Christian Dior is synonymous with the full skirted, nipped-in-waist fashion revolution launched in 1947 and christened the New Look by American journalist Carmel Snow. At a time when fabric was severely rationed and clothes were plain to the point of austere, his billowing skirts took up to 17 yards of material, required taffeta linings to create their shape and made (in Dior’s words) “flower women” out of the “square-shouldered boxers” uniforms and wartime restrictions had created. Nancy Mitford described the “magic potion” effect of these dresses which were constructed with padding and false hips to give women made thin by rationing the required hourglass shape. Vivien Leigh, Olivia de Havilland and Rita Hayworth were devotees and Dior hosted a private showing of the seminal 1947 collection for the Queen Mother and Princess Margaret. The iconic dress he designed for the Princess’s 21st birthday is part of the current exhibition.

 Carmel evening gown, Andrew Stawarz, Flikr
Dior saw himself as a magician, one of the guardians who would return “French couture … to its traditions of great luxury.” His ethereal creations, in the words of his biographer Marie France Pochna, “brought dreams, drapes and romance back…onto the streets.” The New Look, however, was not universally applauded. One of the criticisms of the current exhibition is that, to quote Rachel Cooke’s Guardian review, “it exists in a bubble”, without context. There were protests in America against styles which were seen as a reversal of the freedoms women had won during the war, under the slogan (coined by the Little-Below-The-Knee Group) “We abhor dresses to the floor!” Closer to home, a 1948 photo shoot in Montmartre’s Rue Lepic led to a model’s dress being torn off by a shortage-hampered public furious at the excess. In Britain, Alison Settle, the editor of British Vogue, was forbidden to even mention Dior by a Board of Trade fearing a run on the country’s restricted fabric supplies. None of this features in the exhibition. Neither does the wider context from which Dior emerged: the fashion industry of occupied Paris.

 Hitler in Paris
An appearance of serenity is a quote from Lucien Lelong, one of pre-war Paris’s leading couturiers, Dior’s mentor (he worked for Lelong from 1941-46) and the man credited for saving the French fashion industry during the German occupation. As with all aspects of the occupation, the story of the fashion industry’s survival is a complex one. The history of WW2 is littered with ruined cities: in May 1940 with the Wehrmacht closing in, Paris could have expected to become the next Warsaw or Rotterdam. Hitler, however, viewed Paris as the model for the Berlin he planned to build. Protecting its culture heritage, albeit stamped with a German ideology, would show the world the National Socialists’ civilised face, and a key part of this culture was the fashion industry.
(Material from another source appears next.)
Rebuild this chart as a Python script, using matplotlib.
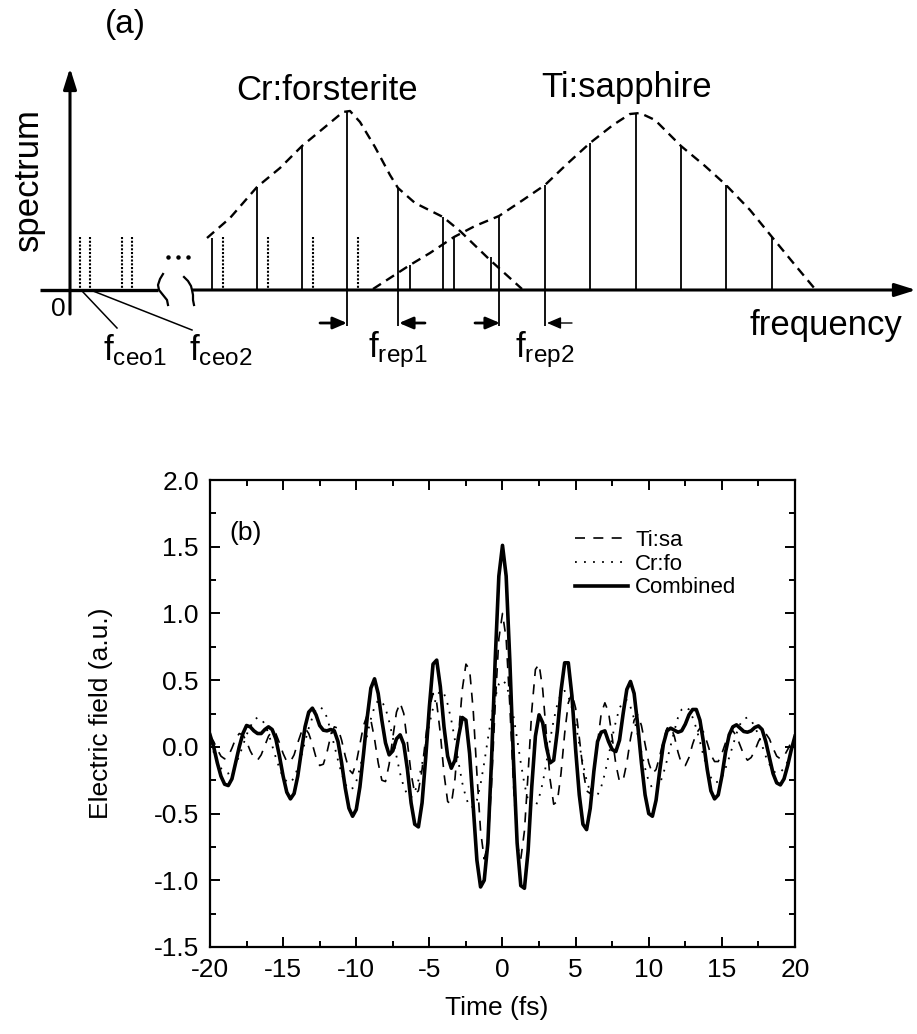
import matplotlib
matplotlib.use('Agg')
import matplotlib.pyplot as plt
import numpy as np

plt.rcParams['font.family'] = ['Liberation Sans', 'DejaVu Sans']
plt.rcParams['mathtext.fontset'] = 'custom'
plt.rcParams['mathtext.rm'] = 'Liberation Sans'
plt.rcParams['mathtext.it'] = 'Liberation Sans'
plt.rcParams['axes.unicode_minus'] = False

# ---------------- panel (a): comb schematic (page pixel coordinates) ----------------
BASE_Y = 290

# Cr:forsterite comb teeth (solid) and their heights
cr_comb_x = [212, 257, 302, 347, 398, 443, 491]
cr_comb_top = [238, 187, 145, 112, 188, 217, 257]
# Ti:sapphire comb teeth
ti_comb_x = [410, 454, 499, 545, 590, 636, 681, 726, 772]
ti_comb_top = [265, 237, 217, 185, 143, 113, 146, 185, 237]
# dotted (offset) teeth
ceo_comb_x = [80, 90, 122, 132, 223, 268, 313, 358]
ceo_comb_top = 237
# teeth that run down to the f_rep arrows
rep_teeth_x = [347, 398, 499, 545]

# dashed spectral envelopes
cr_env_x = [207, 230, 257, 280, 302, 325, 343, 350, 360, 375, 390, 398, 415, 443, 460, 490, 522]
cr_env_y = [238, 218, 187, 168, 146, 127, 112, 111, 122, 147, 175, 188, 203, 217, 231, 260, 289]
ti_env_x = [373, 390, 410, 430, 454, 475, 499, 523, 545, 567, 590, 613, 630, 640, 655, 681, 705,
            726, 750, 772, 795, 815]
ti_env_y = [289, 278, 265, 253, 237, 226, 216, 200, 185, 164, 143, 125, 114, 113, 120, 146, 166,
            185, 210, 237, 265, 289]

# axis break squiggles
brk_left_x = [163, 160, 158, 159, 163, 167, 168]
brk_left_y = [274, 279, 285, 290, 295, 300, 305]
brk_right_x = [184, 188, 191, 192, 193, 193, 194]
brk_right_y = [277, 281, 286, 290, 295, 300, 305]

# f_rep arrows (start x, end x)
rep_arrows = [(320, 347), (425, 399), (475, 500), (572, 547)]

# ---------------- panel (b): electric field vs time ----------------
time_fs = np.arange(-20, 20.001, 0.25)

combined = [
    0.09, 0.00, -0.12, -0.22, -0.28, -0.29, -0.24, -0.12, 0.00, 0.10,
    0.16, 0.15, 0.12, 0.10, 0.10, 0.13, 0.15, 0.13, 0.06, -0.07,
    -0.22, -0.34, -0.39, -0.35, -0.22, -0.03, 0.15, 0.26, 0.29, 0.24,
    0.16, 0.125, 0.12, 0.13, 0.12, 0.04, -0.12, -0.31, -0.46, -0.52,
    -0.47, -0.30, -0.05, 0.22, 0.44, 0.51, 0.40, 0.20, 0.03, -0.06,
    -0.03, 0.06, 0.09, 0.02, -0.17, -0.42, -0.58, -0.60, -0.42, -0.08,
    0.30, 0.62, 0.65, 0.45, 0.15, -0.07, -0.16, -0.10, 0.08, 0.22,
    0.20, -0.05, -0.45, -0.85, -1.05, -1.00, -0.72, -0.10, 0.65, 1.28,
    1.51, 1.28, 0.65, -0.10, -0.72, -1.04, -1.06, -0.78, -0.30, 0.08,
    0.24, 0.18, 0.00, -0.12, -0.10, 0.12, 0.42, 0.63, 0.63, 0.38,
    -0.02, -0.36, -0.58, -0.62, -0.46, -0.18, 0.04, 0.11, 0.12, 0.04,
    -0.02, -0.035, 0.05, 0.25, 0.43, 0.49, 0.40, 0.16, -0.12, -0.36,
    -0.50, -0.52, -0.40, -0.18, 0.02, 0.12, 0.14, 0.125, 0.11, 0.12,
    0.17, 0.24, 0.28, 0.28, 0.20, 0.03, -0.17, -0.33, -0.39, -0.36,
    -0.22, -0.04, 0.09, 0.15, 0.165, 0.14, 0.115, 0.11, 0.12, 0.145,
    0.157, 0.13, 0.04, -0.08, -0.20, -0.27, -0.285, -0.24, -0.14, -0.02,
    0.08]

ti_sa = [
    0.08, 0.04, -0.02, -0.07, -0.09, -0.07, -0.01, 0.06, 0.10, 0.09,
    0.04, -0.03, -0.08, -0.10, -0.06, 0.01, 0.08, 0.12, 0.10, 0.03,
    -0.05, -0.11, -0.11, -0.06, 0.03, 0.11, 0.14, 0.10, 0.02, -0.08,
    -0.14, -0.13, -0.04, 0.08, 0.15, 0.14, 0.05, -0.07, -0.17, -0.20,
    -0.12, 0.02, 0.16, 0.24, 0.20, 0.06, -0.12, -0.25, -0.26, -0.13,
    0.07, 0.26, 0.33, 0.25, 0.03, -0.20, -0.35, -0.33, -0.17, 0.07,
    0.29, 0.40, 0.33, 0.10, -0.20, -0.41, -0.43, -0.24, 0.10, 0.43,
    0.62, 0.58, 0.27, -0.20, -0.63, -0.84, -0.73, -0.28, 0.31, 0.81,
    1.00, 0.81, 0.31, -0.28, -0.73, -0.84, -0.63, -0.20, 0.27, 0.58,
    0.62, 0.43, 0.10, -0.24, -0.43, -0.41, -0.20, 0.10, 0.33, 0.40,
    0.29, 0.07, -0.17, -0.33, -0.35, -0.20, 0.03, 0.25, 0.33, 0.26,
    0.07, -0.13, -0.26, -0.25, -0.12, 0.06, 0.20, 0.24, 0.16, 0.02,
    -0.12, -0.20, -0.17, -0.07, 0.05, 0.14, 0.15, 0.08, -0.04, -0.13,
    -0.14, -0.08, 0.02, 0.10, 0.14, 0.11, 0.03, -0.06, -0.11, -0.11,
    -0.05, 0.03, 0.10, 0.12, 0.08, 0.01, -0.06, -0.10, -0.08, -0.03,
    0.04, 0.09, 0.10, 0.06, -0.01, -0.07, -0.09, -0.07, -0.02, 0.04,
    0.08]

cr_fo = [
    0.03, -0.04, -0.11, -0.16, -0.19, -0.20, -0.18, -0.13, -0.07, 0.01,
    0.09, 0.15, 0.20, 0.22, 0.21, 0.17, 0.10, 0.01, -0.08, -0.16,
    -0.23, -0.26, -0.27, -0.23, -0.16, -0.07, 0.04, 0.14, 0.22, 0.28,
    0.30, 0.28, 0.22, 0.12, 0.01, -0.10, -0.20, -0.28, -0.32, -0.31,
    -0.26, -0.16, -0.04, 0.09, 0.21, 0.30, 0.35, 0.34, 0.29, 0.19,
    0.07, -0.07, -0.20, -0.30, -0.36, -0.38, -0.34, -0.25, -0.13, 0.02,
    0.17, 0.29, 0.38, 0.42, 0.40, 0.32, 0.20, 0.05, -0.12, -0.27,
    -0.38, -0.45, -0.45, -0.40, -0.28, -0.12, 0.06, 0.23, 0.37, 0.47,
    0.50, 0.47, 0.37, 0.23, 0.06, -0.12, -0.28, -0.40, -0.45, -0.45,
    -0.38, -0.27, -0.12, 0.05, 0.20, 0.32, 0.40, 0.42, 0.38, 0.29,
    0.17, 0.02, -0.13, -0.25, -0.34, -0.38, -0.36, -0.30, -0.20, -0.07,
    0.07, 0.19, 0.29, 0.34, 0.35, 0.30, 0.21, 0.09, -0.04, -0.16,
    -0.26, -0.31, -0.32, -0.28, -0.20, -0.10, 0.01, 0.12, 0.22, 0.28,
    0.30, 0.28, 0.22, 0.14, 0.04, -0.07, -0.16, -0.23, -0.27, -0.26,
    -0.23, -0.16, -0.08, 0.01, 0.10, 0.17, 0.21, 0.22, 0.20, 0.15,
    0.09, 0.01, -0.07, -0.13, -0.18, -0.20, -0.19, -0.16, -0.11, -0.04,
    0.03]


def draw_comb(page):
    """Frequency comb sketch, panel (a)"""
    arrow_kw = dict(color='k', lw=2.2, shrinkA=0, shrinkB=0, mutation_scale=18,
                    arrowstyle='-|>,head_length=0.7,head_width=0.22')

    # axes of the sketch
    page.plot([40, 158], [BASE_Y, BASE_Y], color='k', lw=2.4, solid_capstyle='butt')
    page.annotate('', xy=(916, BASE_Y), xytext=(193, BASE_Y), arrowprops=arrow_kw)
    page.annotate('', xy=(70, 68), xytext=(70, 314), arrowprops=arrow_kw)
    page.plot(brk_left_x, brk_left_y, color='k', lw=1.6)
    page.plot(brk_right_x, brk_right_y, color='k', lw=1.6)
    page.plot([168, 178, 188], [257, 257, 257], 'ko', ms=2.2)

    # comb teeth
    page.vlines(cr_comb_x, cr_comb_top, BASE_Y, colors='k', lw=1.3)
    page.vlines(ti_comb_x, ti_comb_top, BASE_Y, colors='k', lw=1.3)
    page.vlines(ceo_comb_x, ceo_comb_top, BASE_Y, colors='k', lw=1.5,
                linestyles=(0, (1, 0.8)))
    page.vlines(rep_teeth_x, BASE_Y, 326, colors='k', lw=1.3)

    # envelopes
    page.plot(cr_env_x, cr_env_y, color='k', lw=1.7, ls=(0, (4, 2.6)))
    page.plot(ti_env_x, ti_env_y, color='k', lw=1.7, ls=(0, (4, 2.6)))

    # f_ceo pointers
    page.plot([82, 117], [291, 328], color='k', lw=1.1)
    page.plot([93, 192], [291, 330], color='k', lw=1.1)

    # f_rep arrows
    for i, (x0, x1) in enumerate(rep_arrows):
        lw = 1.0 if i == 3 else 2.0
        page.annotate('', xy=(x1, 323), xytext=(x0, 323),
                      arrowprops=dict(color='k', lw=lw, shrinkA=0, shrinkB=0,
                                      mutation_scale=12,
                                      arrowstyle='-|>,head_length=0.7,head_width=0.3'))

    # labels
    page.text(125, 24, '(a)', fontsize=24, ha='center', va='center')
    page.text(28, 180, 'spectrum', fontsize=25, rotation=90, ha='center', va='center')
    page.text(327, 90, 'Cr:forsterite', fontsize=25, ha='center', va='center')
    page.text(627, 88, 'Ti:sapphire', fontsize=25, ha='center', va='center')
    page.text(826, 325, 'frequency', fontsize=25, ha='center', va='center')
    page.text(58, 309, '0', fontsize=19, ha='center', va='center')
    page.text(135, 350, r'$\mathregular{f_{ceo1}}$', fontsize=25, ha='center', va='center')
    page.text(221, 350, r'$\mathregular{f_{ceo2}}$', fontsize=25, ha='center', va='center')
    page.text(398, 350, r'$\mathregular{f_{rep1}}$', fontsize=25, ha='center', va='center')
    page.text(545, 350, r'$\mathregular{f_{rep2}}$', fontsize=25, ha='center', va='center')


def draw_field(fig):
    """Electric field traces, panel (b)"""
    ax = fig.add_axes([210 / 917, 87 / 1034, 585 / 917, 467 / 1034])
    ax.plot(time_fs, ti_sa, color='k', lw=1.2, ls=(0, (6, 5)), label='Ti:sa')
    ax.plot(time_fs, cr_fo, color='k', lw=1.3, ls=(0, (1, 4)), label='Cr:fo')
    ax.plot(time_fs, combined, color='k', lw=2.6, solid_joinstyle='round',
            label='Combined')

    ax.set_xlim(-20, 20)
    ax.set_ylim(-1.5, 2.0)
    ax.set_xticks(np.arange(-20, 21, 5))
    ax.set_xticks(np.arange(-20, 21, 2.5), minor=True)
    ax.set_yticks(np.arange(-1.5, 2.01, 0.5))
    ax.set_yticks(np.arange(-1.5, 2.01, 0.25), minor=True)
    ax.set_yticklabels(['%.1f' % v for v in np.arange(-1.5, 2.01, 0.5)])
    ax.tick_params(which='both', direction='in', top=True, right=True, width=1.4)
    ax.tick_params(which='major', length=7, labelsize=19, pad=8)
    ax.tick_params(which='minor', length=4)
    for sp in ax.spines.values():
        sp.set_linewidth(1.6)

    ax.set_xlabel('Time (fs)', fontsize=19)
    ax.set_ylabel('Electric field (a.u.)', fontsize=19)
    ax.xaxis.set_label_coords(0.49, -0.105)
    ax.yaxis.set_label_coords(-0.165, 0.5)

    ax.text(-17.6, 1.6, '(b)', fontsize=19, ha='center', va='center')
    ax.legend(loc='upper left', bbox_to_anchor=(575 / 917, 1 - 530 / 1034),
              bbox_transform=fig.transFigure, frameon=False, fontsize=16,
              handlelength=2.4, handletextpad=0.3, labelspacing=0.12,
              borderpad=0, borderaxespad=0)
    return ax


def main():
    fig = plt.figure(figsize=(9.17, 10.34), dpi=100)
    page = fig.add_axes([0, 0, 1, 1])
    page.set_xlim(0, 917)
    page.set_ylim(1034, 0)
    page.axis('off')

    draw_comb(page)
    draw_field(fig)

    fig.savefig('out.png', dpi=100)


if __name__ == "__main__":
    main()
Germany’s desire to supplant France as the world’s fashion leaders pre-dated WWI. The fall of France in 1940 was seen as the perfect opportunity for this ambition to be finally made good: the first edition of Die Mode, published in January 1941, stated that “the German victory over France has an incisive meaning for fashion.” Other articles continued this theme: the trade publication Manufaktur was quite clear that “the fashion of the past was Paris – the fashion of the future lies with Greater Germany.” The Nazis’ plan, to be put into immediate operation in 1940, was to merge the French couture industry into the German one by physically relocating its ateliers and workers to Berlin and Vienna. Lucien Lelong, in his role as head of the Chambre Syndicale de la Haute Couture (the industry’s official body) was informed of both this and its alternative: the total suppression of the industry. Lelong, argued, and kept arguing, that the industry’s 20,000 workers and fragmented supply chain could not be uprooted and transported and survive. For whatever reason – whether (as he claimed) it was Lelong’s persuasive skills or the pressures of the Battle of Britain and the opening Russian Front – the Nazis dropped their demands and the French fashion industry was left to be just that.

 Dior's New Look Paris 1947
Haute Couture survived in Paris, albeit with mixed fortunes. Lelong continued to show collections as did Jacques Fath, Marcel Rochas and Nina Ricci. Coco Chanel became a supporter of the Vichy. Other designers, including Mainbocher, left. By 1944, 12,000 people still worked in the industry and over 60 salons remained open. The question of collaboration remains a thorny and nuanced one. Lelong remained vocal in his view of fashion’s importance in giving “France an appearance of serenity…the more elegant French women are…the more our country will show…it does not fear the future.” Schiaperelli likened fashion to resistance: every hat that used up material was “a slap in the face of the Nazis.” Berlin appeared to view occupied Paris as a fashion bread-basket: over 200 Nazi wives acquired special permission cards to buy fashion from its salons. Lelong was tried for collaboration at the end of the war but acquitted, ruled to have only co-operated minimally to save jobs and France’s cultural heritage. He stayed in Paris long enough to celebrate his protégé Dior’s 1947 collection but then retired due to ill health.

It is not surprising that Dior, the dreamer and magician, would launch a collection with such a romantic view of the world; it is not surprising a glamour-deprived world, largely, fell in love with it. It is the V&A’s choice to stage an exhibition where context is outside the remit. But it’s a shame. Fashion doesn’t exist in a bubble: from dandies to punks it reflects the world it comes out of and its story runs deeper than simply paying homage, no matter how beautiful the dresses might be. For anyone wanting to read wider than the skirts, can I recommend Nazi Chic by Irene Guenther which tells the story of both Germany and Paris and makes fascinating reading.